Опубликовано в книге: «Народная Воля» перед царским судом. М.: Издательство Общества политкаторжан, 1930.
Комментарии научного редактора: Роман Водченко.
Анна Васильевна Якимова (по мужу – Диковская) (1856–1942) – русская революционерка. Родилась в Вятской губернии в семье сельского священника; с 1873 года – сельская учительница в Вятской губернии, вела пропаганду среди крестьян. Арестована в мае 1875 года как участница «хождения в народ», подсудимая на «Процессе 193-х», оправдана (освобождена в январе 1878 года). Вступила в организацию «Земля и воля» и после ее раскола стала членом Исполнительного комитета «Народной воли».
В 1878 году работала в Сормове на пристани на разгрузке дров и позже – чернорабочей на Сормовском заводе. Весной 1879 года стала членом боевой группы «Свобода или смерть», предшественницы «Народной воли». Хозяйка первой динамитной мастерской «Народной воли» (Петербург, Басковый переулок, 1879 год). Принимала прямое участие в подготовке ряда покушений на Александра II (в 1879 году под Александровском, в 1880 году в Петербурге и Одессе, в 1880-1881 годах в Петербурге).
Арестована в Киеве 21 апреля 1881 года, на «Процессе 20-ти» в 1882 году приговорена к смертной казни, замененной бессрочной каторгой. В 1883 году переведена из Петропавловской крепости на Кару, а затем в Акатуй. В 1899 году вышла на поселение в Чите (бессрочная каторга для женщин была заменена срочной по случаю коронации Николая II). В 1904 году бежала из Сибири в Европейскую часть России, перешла на нелегальное положение, вступила в партию эсеров.

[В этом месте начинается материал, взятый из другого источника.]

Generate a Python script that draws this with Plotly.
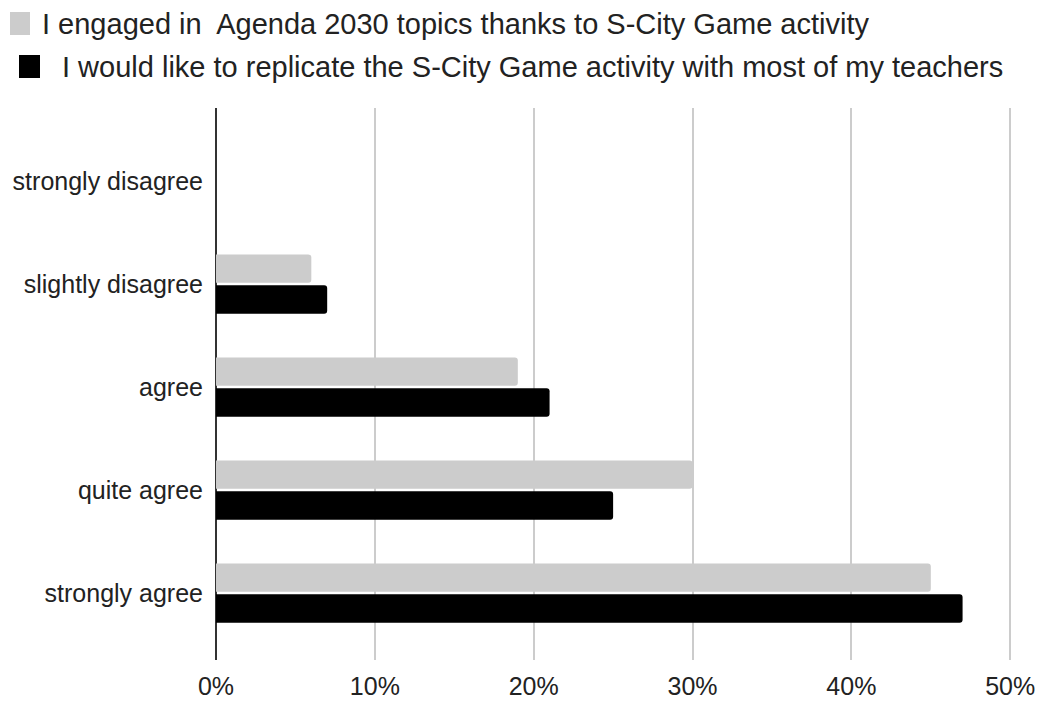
import plotly.graph_objects as go

# Survey answers, listed from top to bottom of the chart
categories = ["strongly disagree", "slightly disagree", "agree", "quite agree", "strongly agree"]

series_names = [
    "I engaged in\u00a0 Agenda 2030 topics thanks to S-City Game activity",
    "I would like to replicate the S-City Game activity with most of my teachers",
]
engaged_pct = [0, 6, 19, 30, 45]
replicate_pct = [0, 7, 21, 25, 47]
series_colors = ["#cccccc", "#000000"]

x_tickvals = [0, 10, 20, 30, 40, 50]
x_ticktext = ["0%", "10%", "20%", "30%", "40%", "50%"]

FONT = "Liberation Sans, Arial, sans-serif"
TEXT = "#222222"

# plot-area geometry in pixels (used to place the hand-drawn legend)
W, H = 1040, 701
ML, MR, MT, MB = 216, 25, 108, 41
PW = W - ML - MR
PH = H - MT - MB


def px_x(p):
    return (p - ML) / PW


def px_y(p):
    return 1 - (p - MT) / PH


fig = go.Figure()
for name, vals, col in zip(series_names, [engaged_pct, replicate_pct], series_colors):
    fig.add_trace(go.Bar(
        y=categories, x=vals, name=name, orientation="h",
        marker=dict(color=col, line=dict(width=0)),
        showlegend=False,
    ))

# legend: square swatch + label for each series
legend_rows = [
    dict(sq=(10, 12, 30, 35), tx=40, ty=24),
    dict(sq=(19, 55, 40, 78), tx=60, ty=67),
]
for row, name, col in zip(legend_rows, series_names, series_colors):
    x0, y0, x1, y1 = row["sq"]
    fig.add_shape(type="rect", xref="paper", yref="paper",
                  x0=px_x(x0), x1=px_x(x1), y0=px_y(y1), y1=px_y(y0),
                  fillcolor=col, line=dict(width=0), layer="above")
    fig.add_annotation(xref="paper", yref="paper", x=px_x(row["tx"]), y=px_y(row["ty"]),
                       xanchor="left", yanchor="middle", showarrow=False,
                       text=name, font=dict(family=FONT, size=29, color=TEXT))

fig.update_layout(
    width=W, height=H,
    margin=dict(l=ML, r=MR, t=MT, b=MB, pad=0),
    paper_bgcolor="white", plot_bgcolor="white",
    barmode="group", bargap=0.4, bargroupgap=0.08,
    barcornerradius=3,
    font=dict(family=FONT, size=25, color=TEXT),
    showlegend=False,
)
fig.update_xaxes(
    range=[0, 50.3], tickvals=x_tickvals, ticktext=x_ticktext,
    showgrid=True, gridcolor="#cccccc", gridwidth=2,
    zeroline=True, zerolinecolor="#333333", zerolinewidth=2,
    showline=False, ticks="", ticklabelstandoff=9, automargin=False,
    tickfont=dict(family=FONT, size=25, color=TEXT),
)
fig.update_yaxes(
    categoryorder="array", categoryarray=categories,
    range=[4.65, -0.71],
    showgrid=False, zeroline=False, showline=False, ticks="",
    ticklabelstandoff=12, automargin=False,
    tickfont=dict(family=FONT, size=25, color=TEXT),
)

fig.write_html("out.html")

В августе 1905 года арестована в Орехове-Зуеве, заключена в Петропавловскую крепость, оттуда выслана в Читу, приговорена за побег к 8 месяцам тюрьмы без зачета предварительного заключения. Подвергалась преследованиям за работу в политическом Красном Кресте и в связи с подозрениями в причастности к деятельности эсеров.
Осенью 1917 года переехала из Читы в Москву, работала в различных кооперативных учреждениях, в частности в Центросоюзе. Активный член Общества бывших политкаторжан и ссыльнопоселенцев. Умерла в эвакуации в Новосибирске.